# Anzani 3 cylinder radial drawings



## cfellows (Jul 29, 2008)

Anybody have any idea where I might be able to buy or obtain drawings for the Anzani 3 cylinder radial?

Chuck


----------



## Bluechip (Jul 29, 2008)

Hi Chuck

I seem to remember a write up in 'Model Engineer' about Anzani engines, but a long time ago, maybe mid '70's.

There were illustrations, but not as I recall, working drawings.

Do you mean 'Radial' or the other configuration which always struck me as somewhat ungainly?

Anzani made a fan engine circa 1909, with cylinders at 10 - 12 - 2 o'clock-ish, I saw a model of this in a Steam Rally in UK some years back. I think it was a working engine, but not in action when I was there.

You could try looking in one of the Index Sites for M. E.

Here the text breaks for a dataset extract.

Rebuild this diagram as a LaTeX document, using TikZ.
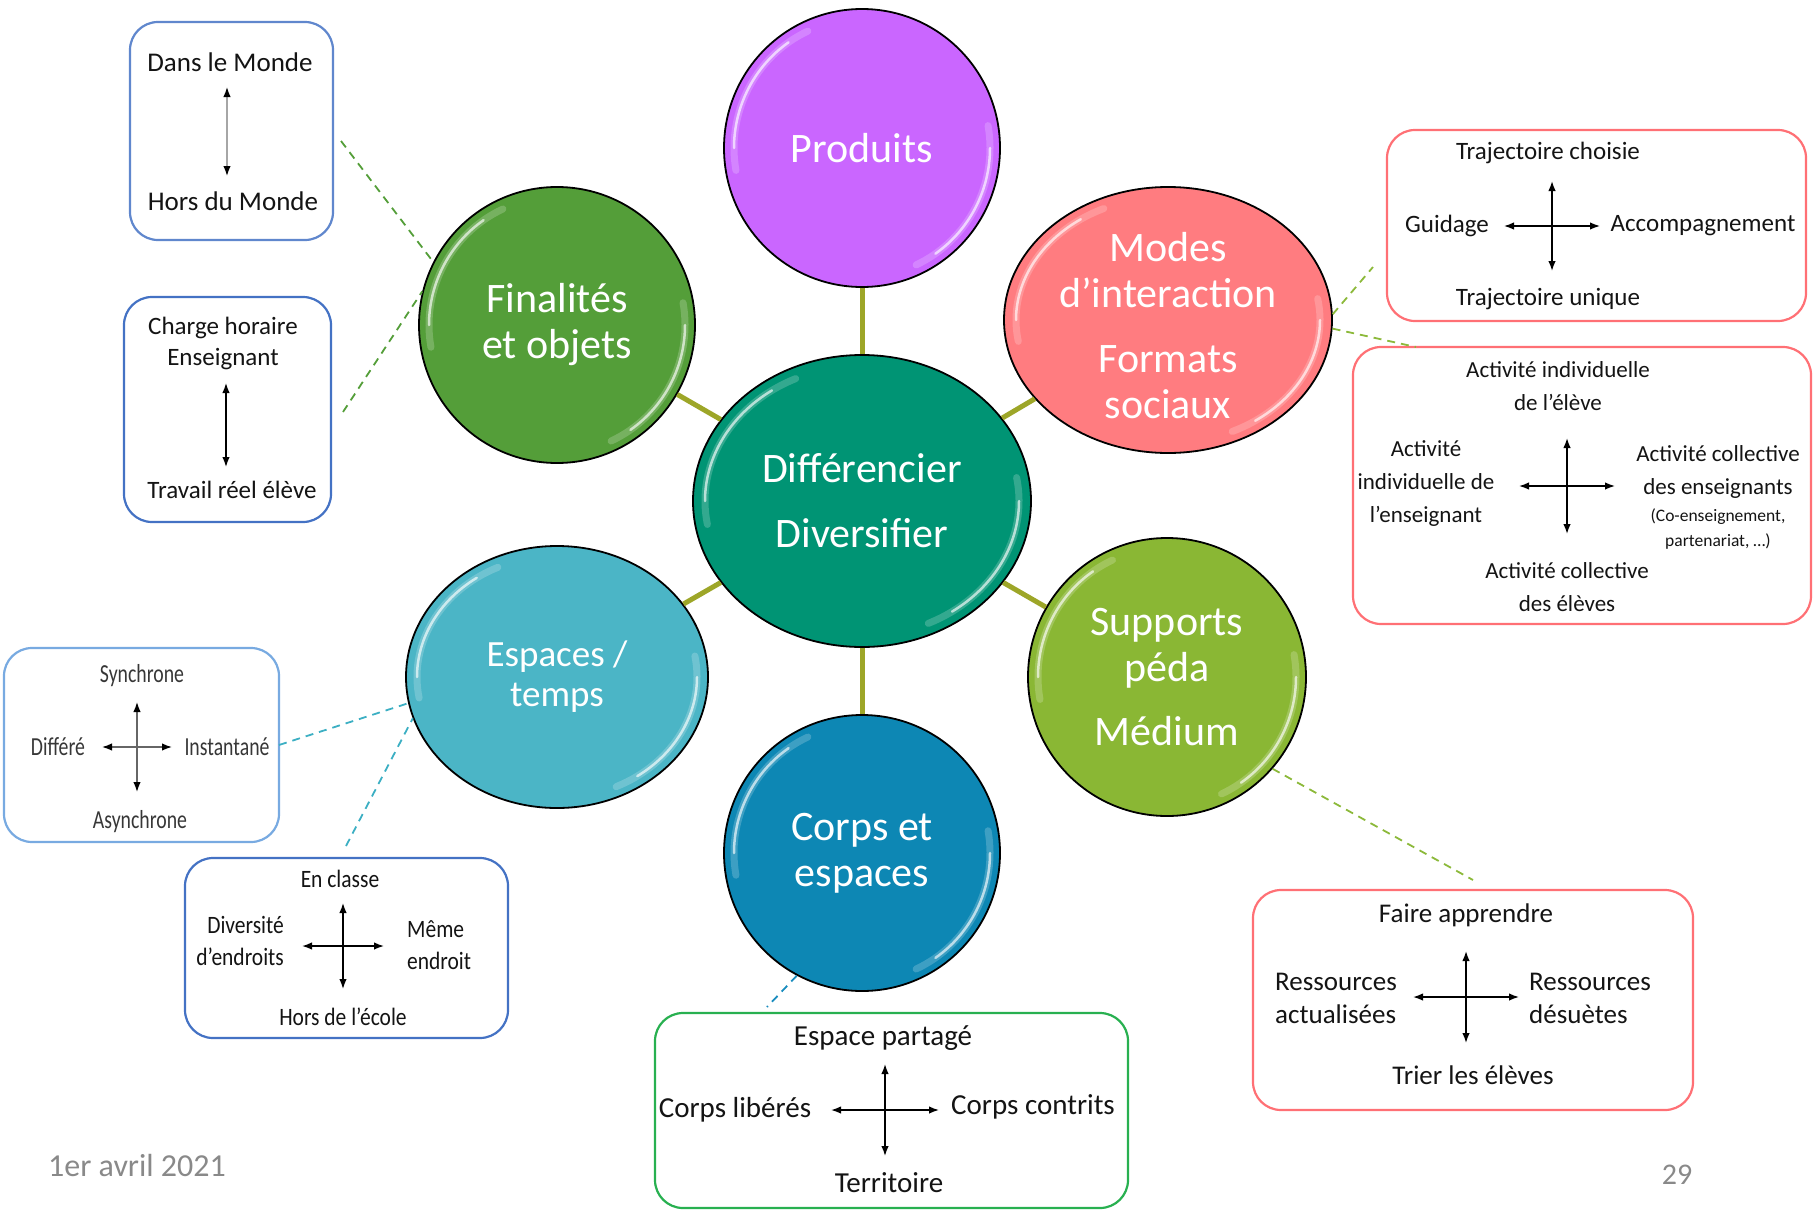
\documentclass[tikz,border=0pt]{standalone}
\usepackage{fontspec}
\setmainfont{Carlito}
\newfontfamily\condfont[FakeStretch=0.76]{Carlito}
\newfontfamily\narrowfont[FakeStretch=0.86]{Carlito}
\usepackage{xcolor}
\usetikzlibrary{shapes.geometric}
\usetikzlibrary{arrows.meta}
\usetikzlibrary{calc}

\definecolor{hubcol}{RGB}{0,148,116}
\definecolor{prodcol}{RGB}{202,102,255}
\definecolor{fincol}{RGB}{84,158,57}
\definecolor{modcol}{RGB}{255,124,128}
\definecolor{espcol}{RGB}{75,181,198}
\definecolor{supcol}{RGB}{138,183,52}
\definecolor{corcol}{RGB}{13,135,180}
\definecolor{spokecol}{RGB}{157,166,40}
\definecolor{bluecol}{RGB}{68,114,196}
\definecolor{lbluecol}{RGB}{120,170,225}
\definecolor{redcol}{RGB}{255,112,117}
\definecolor{greencol}{RGB}{40,176,80}
\definecolor{ink}{RGB}{20,20,20}
\definecolor{footgray}{RGB}{137,137,137}
\definecolor{mlink}{RGB}{140,185,58}
\definecolor{elink}{RGB}{60,175,195}
\definecolor{clink}{RGB}{25,140,190}

\begin{document}
\begin{tikzpicture}[x=1pt,y=-1pt,
    bubble/.style={ellipse,draw=black,line width=1.8pt,inner sep=0pt},
    bubtext/.style={inner sep=0pt,align=center,text=white,font=\fontsize{42}{46}\selectfont},
    spoke/.style={line width=5pt,draw=spokecol},
    card/.style={draw,rounded corners=28pt,line width=2.2pt,inner sep=0pt,fill=white},
    lbl/.style 2 args={inner sep=0pt,align=center,text=ink,font=\fontsize{#1}{#2}\selectfont},
    arr/.style={line width=1.5pt,{Latex[length=10pt,width=7.5pt,color=black]}-{Latex[length=10pt,width=7.5pt,color=black]}},
    link/.style={dash pattern=on 8pt off 6pt,line width=1.8pt},
    gloss/.style={draw=white,line width=7pt,opacity=0.2,line cap=round},
    glint/.style={draw=white,line width=2.5pt,opacity=0.65,line cap=round}]

  \useasboundingbox (0,0) rectangle (1816,1210);

  % circles
  \node[bubble,fill=hubcol,minimum width=338pt,minimum height=292pt] (hub) at (862,501) {};
  \node[bubble,fill=prodcol,minimum width=276pt,minimum height=278pt] (prod) at (862,148) {};
  \node[bubble,fill=fincol,minimum size=276pt] (fin) at (557,325) {};
  \node[bubble,fill=modcol,minimum width=328pt,minimum height=266pt] (mod) at (1168,320) {};
  \node[bubble,fill=espcol,minimum width=302pt,minimum height=262pt] (esp) at (557,677) {};
  \node[bubble,fill=supcol,minimum size=278pt] (sup) at (1167,677) {};
  \node[bubble,fill=corcol,minimum size=276pt] (cor) at (862,853) {};

  \foreach \b in {prod,fin,mod,esp,sup,cor}
    \draw[spoke] (hub) -- (\b);

  \foreach \b/\rx/\ry in {hub/157/135,prod/128/129,fin/128/128,mod/152/123,esp/140/121,sup/129/129,cor/128/128} {
    \draw[gloss] ($(\b)+({\rx*cos(-115)},{\ry*sin(-115)})$) arc[start angle=-115,end angle=-190,x radius=\rx,y radius=\ry];
    \draw[glint] ($(\b)+({\rx*cos(-125)},{\ry*sin(-125)})$) arc[start angle=-125,end angle=-180,x radius=\rx,y radius=\ry];
    \draw[gloss] ($(\b)+({\rx*cos(65)},{\ry*sin(65)})$) arc[start angle=65,end angle=-10,x radius=\rx,y radius=\ry];
    \draw[glint] ($(\b)+({\rx*cos(55)},{\ry*sin(55)})$) arc[start angle=55,end angle=0,x radius=\rx,y radius=\ry];
  }

  \node[bubtext] (hub-t) at (hub) {Différencier\\[19pt]Diversifier};
  \node[bubtext] (prod-t) at (prod) {Produits};
  \node[bubtext] (fin-t) at (fin) {Finalités\\et objets};
  \node[bubtext] (mod-t) at (1168,326) {Modes\\d’interaction\\[19pt]Formats\\sociaux};
  \node[bubtext,font=\fontsize{37}{40}\selectfont] (esp-t) at (esp) {Espaces /\\temps};
  \node[bubtext] (sup-t) at (sup) {Supports\\péda\\[18pt]Médium};
  \node[bubtext] (cor-t) at (cor) {Corps et\\espaces};

  % boxes
  \node[card,draw=bluecol!85,minimum width=203pt,minimum height=218pt] (monde) at (231.5,131) {};
  \node[card,draw=bluecol,minimum width=207pt,minimum height=225pt] (charge) at (227.5,409.5) {};
  \node[card,draw=lbluecol,minimum width=275pt,minimum height=194pt] (synchro) at (141.5,745) {};
  \node[card,draw=bluecol,minimum width=323pt,minimum height=180pt] (classe) at (346.5,948) {};
  \node[card,draw=greencol,minimum width=473pt,minimum height=195pt] (partage) at (891.5,1110.5) {};
  \node[card,draw=redcol,minimum width=440pt,minimum height=220pt] (faire) at (1473,1000) {};
  \node[card,draw=redcol,minimum width=419pt,minimum height=191pt] (traj) at (1596.5,225.5) {};
  \node[card,draw=redcol,minimum width=458pt,minimum height=277pt] (activ) at (1582,485.5) {};

  % dashed links
  \coordinate (l1) at (341,141);
  \coordinate (l2) at (343,412);
  \coordinate (l3) at (1373,267);
  \coordinate (l4) at (1416,347);
  \coordinate (l5) at (279,745);
  \coordinate (l6) at (346,846);
  \coordinate (l7) at (1473,880);
  \coordinate (l8) at (767,1007);
  \draw[link,draw=fincol] (l1) -- (fin.153);
  \draw[link,draw=fincol] (l2) -- (fin.166);
  \draw[link,draw=mlink] (mod.2) -- (l3);
  \draw[link,draw=mlink] (mod.-3) -- (l4);
  \draw[link,draw=elink] (l5) -- (esp.190);
  \draw[link,draw=elink] (l6) -- (esp.196);
  \draw[link,draw=mlink] (sup.-41) -- (l7);
  \draw[link,draw=clink] (cor.242) -- (l8);

  % arrows in the boxes
  \coordinate (c1) at (227,131.5);
  \coordinate (c2) at (226,425);
  \draw[arr,draw=gray!70] ([yshift=44.5pt]c1) -- ([yshift=-44.5pt]c1);
  \draw[arr] ([yshift=42pt]c2) -- ([yshift=-42pt]c2);
  \coordinate (c3) at (137,747);
  \coordinate (c4) at (343,946);
  \coordinate (c5) at (885,1110);
  \coordinate (c6) at (1466,997);
  \coordinate (c7) at (1552,226);
  \coordinate (c8) at (1567,486);
  \draw[arr,draw=gray!80!black] ([yshift=45pt]c3) -- ([yshift=-45pt]c3);
  \draw[arr,draw=gray!80!black] ([xshift=-35pt]c3) -- ([xshift=35pt]c3);
  \foreach \c/\w/\h in {c4/41/43,c5/54/46,c6/53/46,c7/48/45,c8/48/48} {
    \draw[arr] ([yshift=\h pt]\c) -- ([yshift=-\h pt]\c);
    \draw[arr] ([xshift=-\w pt]\c) -- ([xshift=\w pt]\c);
  }

  % box texts
  \node[lbl={27}{32}] (monde-a) at (230,62) {Dans le Monde};
  \node[lbl={27}{32}] (monde-b) at (233,201) {Hors du Monde};

  \node[lbl={25}{31}] (charge-a) at (223,343.5) {Charge horaire\\Enseignant};
  \node[lbl={25}{31}] (charge-b) at (232,490) {Travail réel élève};

  \node[lbl={26}{30},text=ink!85,font=\condfont\fontsize{26}{30}\selectfont] (sync-a) at (142,676) {Synchrone};
  \node[lbl={26}{30},text=ink!85,font=\condfont\fontsize{26}{30}\selectfont] (sync-b) at (140,822) {Asynchrone};
  \node[lbl={26}{30},text=ink!85,font=\condfont\fontsize{26}{30}\selectfont] (sync-c) at (58,747) {Différé};
  \node[lbl={26}{30},text=ink!85,font=\condfont\fontsize{26}{30}\selectfont] (sync-d) at (227,747) {Instantané};

  \node[lbl={25}{32},font=\narrowfont\fontsize{25}{32}\selectfont] (classe-a) at (340,879) {En classe};
  \node[lbl={25}{32},font=\narrowfont\fontsize{25}{32}\selectfont] (classe-b) at (343,1017) {Hors de l’école};
  \node[lbl={25}{32},font=\narrowfont\fontsize{25}{32}\selectfont,align=right,anchor=east] (classe-c) at (284,941) {Diversité\\d’endroits};
  \node[lbl={25}{32},font=\narrowfont\fontsize{25}{32}\selectfont,align=left,anchor=west] (classe-d) at (407,945) {Même\\endroit};

  \node[lbl={29}{34}] (part-a) at (883,1038) {Espace partagé};
  \node[lbl={29}{34}] (part-b) at (889,1183) {Territoire};
  \node[lbl={29}{34}] (part-c) at (735,1110) {Corps libérés};
  \node[lbl={29}{34}] (part-d) at (1033,1107) {Corps contrits};

  \node[lbl={27}{33}] (faire-a) at (1466,915) {Faire apprendre};
  \node[lbl={27}{33}] (faire-b) at (1473,1075) {Trier les élèves};
  \node[lbl={27}{33},align=left,anchor=west] (faire-c) at (1275,998.5) {Ressources\\actualisées};
  \node[lbl={27}{33},align=left,anchor=west] (faire-d) at (1529,998.5) {Ressources\\désuètes};

  \node[lbl={25}{31}] (traj-a) at (1548,153) {Trajectoire choisie};
  \node[lbl={25}{31}] (traj-b) at (1548,299) {Trajectoire unique};
  \node[lbl={25}{31}] (traj-c) at (1447,226) {Guidage};
  \node[lbl={25}{31}] (traj-d) at (1703,226) {Accompagnement};

  \node[lbl={23}{33}] (activ-a) at (1558,386.5) {Activité individuelle\\de l’élève};
  \node[lbl={23}{33}] (activ-b) at (1567,587) {Activité collective\\des élèves};
  \node[lbl={23}{33}] (activ-c) at (1426,483.5) {Activité\\individuelle de\\l’enseignant};
  \node[lbl={23}{33}] (activ-d) at (1718,472) {Activité collective\\des enseignants};
  \node[lbl={17.5}{25}] (activ-e) at (1718,529.5) {(Co-enseignement,\\partenariat, …)};

  % footer
  \node[lbl={32}{38},text=footgray] (date) at (137,1165) {1er avril 2021};
  \node[lbl={30}{36},text=footgray] (page) at (1677,1175) {29};
\end{tikzpicture}
\end{document}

Interesting Marque -- did all sorts of engines for bikes, boats, aircraft etc.

With varying degrees of success and lack thereof.

Bluechip


----------



## cfellows (Jul 30, 2008)

I'm looking for the 3 cylinder, true radial. I have drawings of the other, fan engine in a strictly IC magazine. Don't care for it so much.

I found an email address of the fellow who used to sell the castings and drawings. I've sent him off an email to see if I can buy the drawings. We'll see if he replies.

Chuck


----------



## GailInNM (Jul 30, 2008)

Chuck,
Here is some information (and photos) that might be helpful. Most of it came from Ron's site:
http://modelenginenews.org/index.html

Drawings and castings were made by Les Chenery. Les passed away a few years ago, but his son's email is:
[email protected]

He might be able to help you find what you are looking for.
Les serialized the construction of this engine in 1996 in Model Engineer. From Ron's site:
"This is just one of Les' designs that has been serialized by Model Engineer in past years. The construction series started in issue 4022, dated 2-5 August 1996, and continued for the next eight even-numbered editions.

The first photo is of an engine constructed by Mick Cherry from these plans and castings, and the next three photos are of Les's engine.


















Gail in NM,USA


----------



## cfellows (Aug 3, 2008)

Thanks for the info, Gail. I was able to reach John Chenery and he can provide me a 9 page set of drawings for about $80 + shipping. Kind of pricey for my purposes. I'm also watching for Model Engineer in the years you mentioned. 

In the meantime, using Visio, I cobbled together my own stylized drawings of something close to the Anzani radial. We'll see what I come up with.






Chuck


----------